The Carbon Economy Series


Iginia Boccalandro


These articles by Maria Boccalandro and Daniel Mirabal were derived from a two-day Sustainable Tourism workshop held in January, 2013. Presented by the nonprofit Carbon Economy Series in partnership with Santa Fe Community College (SFCC), the workshop was opened by an introduction from Santa Fe Mayor David Coss, who spoke of the need to attract more visitors during the slower months, and of rebranding Santa Fe to highlight the natural beauty and health benefits of the area to attract a younger crowd.

Carbon Economy Series workshops (eight this year) are based on “triple-bottom-line” principles and practices designed to help the average homeowner, food gardener, farmer, rancher, landowner and landscape professional get more value from their practice—while impacting people, the environment and the revenue stream in a responsible way. The Sustainable Tourism workshop was also held in the interest of working with a model that can be a driver of economic and social development of rural/urban communities and businesses.

Particular to the Santa Fe area and northern New Mexico is the tremendous amount of revenue that comes from tourism. But, tourism here fluctuates between high season and low season, making it hard to keep employees and to generate a stable income year-round. So what can be done to aggregate value over the long run?
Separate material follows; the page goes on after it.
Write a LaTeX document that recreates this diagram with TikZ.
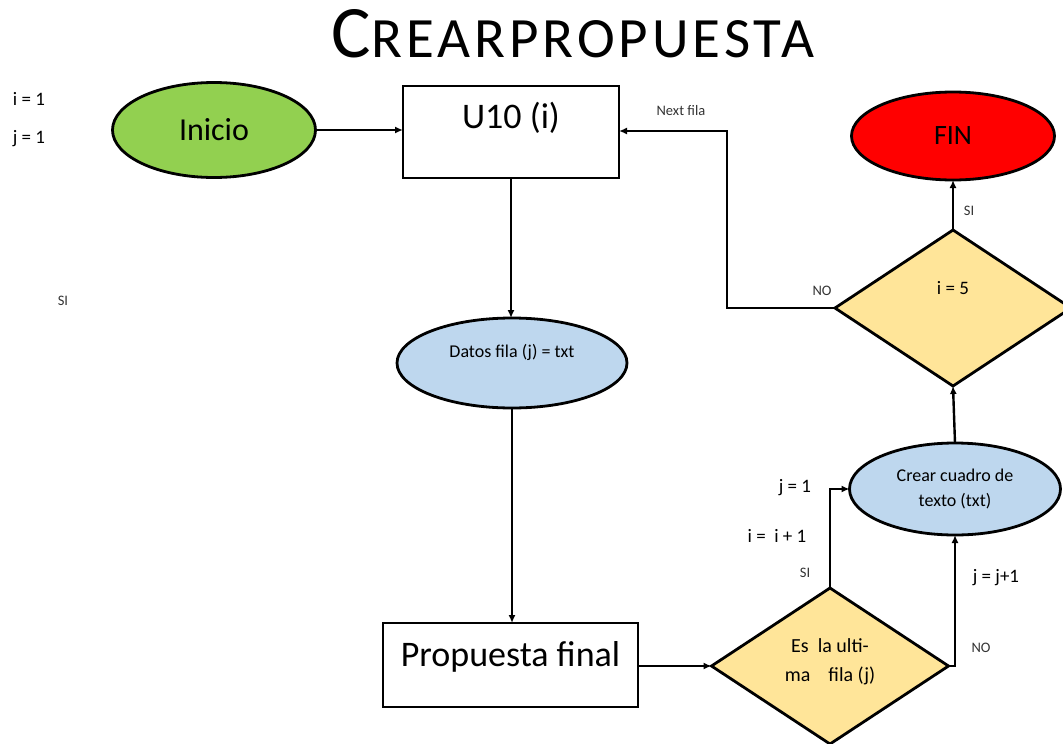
\documentclass[tikz,border=0pt]{standalone}
\usepackage{fontspec}
\setmainfont{Carlito}
\usetikzlibrary{shapes.geometric, arrows.meta}

\definecolor{verde}{RGB}{146,208,80}
\definecolor{rojo}{RGB}{255,0,0}
\definecolor{azul}{RGB}{190,215,238}
\definecolor{amarillo}{RGB}{255,229,153}

\tikzset{
  flecha/.style={-{Latex[length=8pt, width=7pt]}, line width=2.4pt},
  etiq/.style={text=black!80, font=\fontsize{14.5}{17}\selectfont},
  var/.style={font=\fontsize{19}{22}\selectfont},
}

\begin{document}
\begin{tikzpicture}[x=1pt, y=-1pt, line width=2.8pt, inner sep=0, outer sep=0]
  \clip (0,0) rectangle (1063,744);

  \node (titulo) at (573,34) {\addfontfeatures{LetterSpace=7}\fontsize{74}{74}\selectfont C\fontsize{57}{57}\selectfont REARPROPUESTA};

  \node[ellipse, draw, fill=verde,
    minimum width = 203,
    minimum height = 95] (inicio) at (214,130) {\fontsize{32}{32}\selectfont Inicio};

  \node[rectangle, draw, fill=white,
    minimum width = 216,
    minimum height = 92] (u10) at (511,132) {};
  \node (u10txt) at ([yshift=14pt]u10.center) {\fontsize{36}{36}\selectfont U10 (i)};

  \node[ellipse, draw, fill=azul,
    minimum width = 230,
    minimum height = 90] (datos) at (512,363) {};
  \node (datostxt) at ([yshift=11pt]datos.center) {\fontsize{18}{18}\selectfont Datos fila (j) = txt};

  \node[rectangle, draw, fill=white,
    minimum width = 255,
    minimum height = 84] (propuesta) at (510.5,665) {};
  \node (propuestatxt) at ([yshift=8pt]propuesta.center) {\fontsize{36}{36}\selectfont Propuesta final};

  \node[diamond, draw, fill=amarillo,
    minimum width = 237,
    minimum height = 156] (ultima) at (830,666) {};
  \node[align=center, font=\fontsize{20}{29}\selectfont] (ultimatxt) at ([yshift=4pt]ultima.center) {Es\ \ la ulti-\\ma\ \ \ \ fila (j)};

  \node[ellipse, draw, fill=azul,
    minimum width = 211,
    minimum height = 92] (crear) at (955,489) {};
  \node[align=center, font=\fontsize{18}{25}\selectfont] (creartxt) at (crear.center) {Crear cuadro de\\texto (txt)};

  \node[diamond, draw, fill=amarillo,
    minimum width = 236,
    minimum height = 156] (igual5) at (953,308) {};
  \node (igual5txt) at ([yshift=20pt]igual5.center) {\fontsize{19}{19}\selectfont i = 5};

  \node[ellipse, draw, fill=rojo,
    minimum width = 203,
    minimum height = 88] (fin) at (953,136) {\fontsize{28}{28}\selectfont FIN};

  % variables sueltas
  \node[var] (vari) at (29,99) {i = 1};
  \node[var] (varj) at (29,139) {j = 1};
  \node[etiq] (silibre) at (63,301) {SI};

  % conectores
  \draw[flecha] (inicio.east) -- (inicio.east -| u10.west);
  \draw[flecha] (u10.south) -- (u10.south |- datos.north);
  \draw[flecha] (datos.south) -- (datos.south |- propuesta.north);
  \draw[flecha] (propuesta.east |- ultima.west) -- (ultima.west);
  \draw[flecha] (ultima.north) |- (crear.west);
  \draw[flecha] (ultima.east) -| (crear.south);
  \draw[flecha] (crear.north) -- (igual5.south);
  \draw[flecha] (igual5.north) -- (fin.south);
  \coordinate (codo) at (727,308);
  \draw[flecha] (igual5.west) -- (codo) |- ([yshift=1pt]u10.east);

  % etiquetas de los conectores
  \node[etiq] (nextfila) at (681,111) {Next fila};
  \node[etiq] (nosup) at (822,291) {NO};
  \node[etiq] (sisup) at (969,211) {SI};
  \node[etiq] (siinf) at (805,573) {SI};
  \node[etiq] (noinf) at (981,648) {NO};
  \node[var] (resetj) at (795,488) {j = 1};
  \node[var] (masi) at (777,536) {i =\ \ i + 1};
  \node[var] (masj) at (996,578) {j = j+1};
\end{tikzpicture}
\end{document}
Santa Fe is a showcase for many things, including art, culture and progressive ideas, such as sustainable living and local, organic food production. The Santa Fe Farmers’ Market is a perfect example of collaboration between farmers, businesses, the city and nonprofits, teaming up to produce a weekly cornucopia of fresh food, not to mention a great social experience. When people visit NM they have a chance to learn, experience and participate in a unique, rich milieu.

Ecotourism touches on the idea that we must reduce the negative impacts of the visitor on the place visited. This perspective is attractive to many people all over the world, particularly youth. When an industry like tourism commits to zero waste, the impact is enormous. Ecotourism is only the beginning however; we must go beyond ecotourism to sustainable tourism. About 1.6 million tourists come to Santa Fe each year, cross-pollinating ideas, customs and initiatives. A dynamic synthesis of innovation and creativity is one of the potential benefits of developing the area as a model of sustainable tourism.

Some of the Sustainable Tourism workshop’s participants included:

Glen, director of the Santa Fe chapter of the NM Green Chamber of Commerce (NMGCC), emphasized how important the triple-bottom-line approach is in the development of green businesses. In association with the Santa Fe Watershed Association and other groups, his organization has been working with hotel managers to train employees to do their jobs in a more eco-friendly way—to rethink what is done with water, energy and waste materials.

Maria, an educator from the farmers’ market with a degree in Environmental Science, wants to offer a tour to organic farms so that children can experience the importance of balance between development and nature.

Sage and Stephanie, students from SFCC, expressed their interest in learning how they can contribute to the development of sustainable tourism so as to address the problems that tourism often brings into a city, such as traffic, pollution, abuse of alcohol/drugs, etc.

Lisa, a local landscape-business owner who has created edible gardens in million-dollar estates, wants to learn how her talent and experience can be used in conjunction with local organic farms to offer innovative products and services to visitors who, in many cases, may never have been on a farm.

Alejandro, a language teacher and chef, wants to learn how his projects with troubled teens could be part of sustainable tourism, and how his young people can participate, thereby increasing their connection with the community.

Poki, an urban organic farmer, shared his idea of putting together a bike trail linking his farm to other organic farm and garden projects so bike-riding tourists can experience a tour that is not only educational but also healthy and non-polluting.

Jeanne, a filmmaker, spoke of how she put together an educational program in Africa that helps communities offer products and services for safari tourists. The income from these visitors not only enriches the lives of local families, it also goes a long way in building self-esteem and pride in a community’s tribal art and traditions.

Michaela, a farmer with permaculture design training, wants to offer a quality bed-and-breakfast on her farm so that she can teach visitors how food can be grown organically, and how it is possible to create a balance between nature and farm activities, between the health of the land and the health of people.

Xubi, a SFCC faculty member, shared his ideas of how alternative energy can be brought more fully into the economic sector by providing transportation with alternative fuels for ecologically minded tourists.

Amanda, also a SFCC faculty member, touted the Energy Star collaboration the college is working on with the NMGCC and hotel operators. She pointed out the important role that educational institutions play, not only in training, but in research and development of indicators to measure the impact of tourism on local communities.